Any of the above threats, among many others, can cause our firm’s data to end up in the wrong hands or in the case of data loss, no one's hands at all, which can have costly legal implications. Is our firm ready to trust the clouds and assume all the associated risks?

Benefits of Cloud Computing

The primary reason many organizations are adopting cloud computing services is for potential cost reduction and amortization. With a cloud computing solution the customer doesn’t have a big upfront capital expenditure for hardware, software licenses and implementation services. In addition they don’t have the ongoing expense of administering the hardware and infrastructure software. Most cloud computing solutions offer a pay as you go model or subscription so customers pay an operating expense based on what they use which includes hardware, software, and administration. To businesses, that translates to hard dollars: servers the company won't have to buy and maintain, databases for which the company won't have to buy licenses, free storage, backup, and disaster-recovery services—all of which mean IT personnel that the company doesn't have to hire and pay salaries and health care for.

Another huge benefit offered through cloud computing is solving an organizations data center capacity constraints and costs. In large corporations such as accounting firms there can be extreme data center capacity limitations. The data centers are so full that they need to remove a server for any server they add. Because these cloud vendors are optimized for large-scale hosts, they can serve corporate customers. Also with cloud computing there are many security benefits which are really important for accounting firms to prevent data theft, as mentioned in Craig Balding's blog which are:

(1) Centralized Data
(2) Incident Response/Forensics
(3) Password assurance testing
(4) Logging
(5) Improve the state of security software (performance)
(6) Secure builds
(7) Security Testing

Cloud computing as proven above gives firms time and value at reduced risk compared to an in-house implementation.
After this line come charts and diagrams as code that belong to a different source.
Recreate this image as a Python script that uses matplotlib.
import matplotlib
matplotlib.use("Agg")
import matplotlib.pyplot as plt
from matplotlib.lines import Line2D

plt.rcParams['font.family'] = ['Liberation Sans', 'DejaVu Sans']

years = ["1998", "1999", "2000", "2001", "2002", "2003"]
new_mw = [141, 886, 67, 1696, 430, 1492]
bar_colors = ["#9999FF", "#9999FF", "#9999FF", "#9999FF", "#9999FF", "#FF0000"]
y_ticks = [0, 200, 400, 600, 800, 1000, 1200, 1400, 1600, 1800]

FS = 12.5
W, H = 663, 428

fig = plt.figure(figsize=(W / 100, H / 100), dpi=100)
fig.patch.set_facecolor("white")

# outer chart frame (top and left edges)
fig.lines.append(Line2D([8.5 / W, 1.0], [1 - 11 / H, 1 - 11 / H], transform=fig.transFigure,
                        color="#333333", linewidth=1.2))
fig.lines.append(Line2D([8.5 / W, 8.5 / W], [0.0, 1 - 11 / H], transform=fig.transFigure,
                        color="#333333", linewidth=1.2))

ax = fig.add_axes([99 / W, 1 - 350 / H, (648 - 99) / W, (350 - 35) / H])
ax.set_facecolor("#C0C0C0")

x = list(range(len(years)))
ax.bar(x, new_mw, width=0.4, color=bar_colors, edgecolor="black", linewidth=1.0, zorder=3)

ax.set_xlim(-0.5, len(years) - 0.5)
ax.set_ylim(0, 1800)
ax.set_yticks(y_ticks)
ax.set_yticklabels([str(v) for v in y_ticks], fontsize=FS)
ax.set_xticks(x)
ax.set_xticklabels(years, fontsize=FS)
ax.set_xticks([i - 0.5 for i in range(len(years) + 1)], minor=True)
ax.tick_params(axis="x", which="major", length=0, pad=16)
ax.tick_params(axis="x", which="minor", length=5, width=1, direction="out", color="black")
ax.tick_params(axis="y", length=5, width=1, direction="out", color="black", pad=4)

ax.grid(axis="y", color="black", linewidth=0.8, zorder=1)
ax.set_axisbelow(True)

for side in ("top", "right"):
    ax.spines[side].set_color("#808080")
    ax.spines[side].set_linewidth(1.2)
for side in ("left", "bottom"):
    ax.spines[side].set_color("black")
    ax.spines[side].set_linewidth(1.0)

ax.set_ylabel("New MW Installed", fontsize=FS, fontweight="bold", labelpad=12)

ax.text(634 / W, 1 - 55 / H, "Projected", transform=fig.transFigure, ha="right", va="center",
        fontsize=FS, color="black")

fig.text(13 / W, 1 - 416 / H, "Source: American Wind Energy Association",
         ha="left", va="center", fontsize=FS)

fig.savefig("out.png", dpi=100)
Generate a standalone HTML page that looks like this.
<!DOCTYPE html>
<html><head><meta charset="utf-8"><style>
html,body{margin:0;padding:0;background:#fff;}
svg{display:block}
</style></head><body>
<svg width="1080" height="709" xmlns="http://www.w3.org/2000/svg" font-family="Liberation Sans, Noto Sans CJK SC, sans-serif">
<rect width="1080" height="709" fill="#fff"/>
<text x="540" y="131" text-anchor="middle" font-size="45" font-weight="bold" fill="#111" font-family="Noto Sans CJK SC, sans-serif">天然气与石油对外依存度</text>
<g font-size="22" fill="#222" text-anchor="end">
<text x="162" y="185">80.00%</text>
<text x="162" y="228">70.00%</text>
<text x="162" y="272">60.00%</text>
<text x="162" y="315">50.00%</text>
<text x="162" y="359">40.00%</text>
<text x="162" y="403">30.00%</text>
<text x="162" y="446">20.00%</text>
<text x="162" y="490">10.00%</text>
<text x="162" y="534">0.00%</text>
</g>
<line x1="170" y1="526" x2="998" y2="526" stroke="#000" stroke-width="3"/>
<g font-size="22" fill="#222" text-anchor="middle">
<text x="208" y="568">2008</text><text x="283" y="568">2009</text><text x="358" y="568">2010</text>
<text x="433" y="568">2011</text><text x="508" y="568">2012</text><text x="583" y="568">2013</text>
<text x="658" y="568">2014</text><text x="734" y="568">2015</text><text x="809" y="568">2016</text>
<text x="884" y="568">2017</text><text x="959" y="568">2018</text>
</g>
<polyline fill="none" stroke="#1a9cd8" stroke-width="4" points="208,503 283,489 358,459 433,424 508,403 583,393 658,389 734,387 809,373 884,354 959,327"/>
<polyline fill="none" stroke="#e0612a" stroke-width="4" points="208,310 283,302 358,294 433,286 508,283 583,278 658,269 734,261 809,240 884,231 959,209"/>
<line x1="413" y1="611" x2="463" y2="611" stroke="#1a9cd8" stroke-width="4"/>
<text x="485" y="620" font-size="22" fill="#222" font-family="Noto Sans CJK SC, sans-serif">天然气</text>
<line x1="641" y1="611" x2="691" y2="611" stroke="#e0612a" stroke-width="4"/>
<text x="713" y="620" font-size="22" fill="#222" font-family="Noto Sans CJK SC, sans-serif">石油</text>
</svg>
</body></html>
Accounting firms want fast solutions so they can see the value of their investments. The time, expense and risk in developing and implementing an internal solution can be very expensive and adds no value until installed. The risk is significantly reduced with cloud computing because the vendor already has the solution running. Also if customers do not see the value in cloud computing they can cancel their subscription so this motivates vendors to provide the best service possible.

Where do you agree/disagree? Why?

Kloud kkuh m-pyoo-ting?

Wow, I have no idea what cloud computing is. Let's find out!
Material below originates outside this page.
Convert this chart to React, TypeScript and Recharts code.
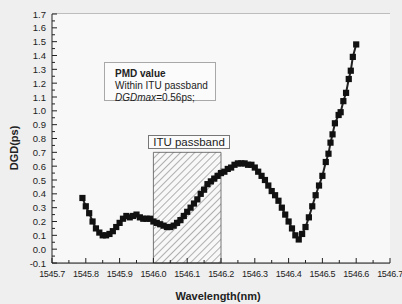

Cloud computing starts with the premise that data services and architecture should be on servers and refers specifically to the use of the internet as a computing platform. In other words, data, software, and applications no longer need to be installed or held on servers within businesses or home PCs where they will actually be used, but rather hosted on and accessed through the internet, otherwise known as 'the cloud'.

Cloud computing is closely associated with Web 2.0, and a key element of both trends is the emergence of online applications known as Software as a Service (SaaS). Commercial software including project management tools, customer relationship management, and human resources applications are now offered as services on the Web. Also found as services online are office applications, like Google Docs, where users can create or upload documents and work on them online using any computing device with a connection to the internet. By offering software as a service, the need to install and/or upgrade software on users' PCs is reduced. In addition to SaaS, Cloud Computing also includes the development of Hardware as a Service (HaaS), where additional computing power is purchased online. For example, Google App Engine permits developers to run web applications on Google infrastructure.

Cloud computing certainly has the potential to change the face of the computing industry as both individual users and organizations are switching from self-owned and company-owned software and hardware asset to per-use service-based models. Maybe we should shift to cloud computing in our operations too. I wonder what the pros and cons of using this platform are.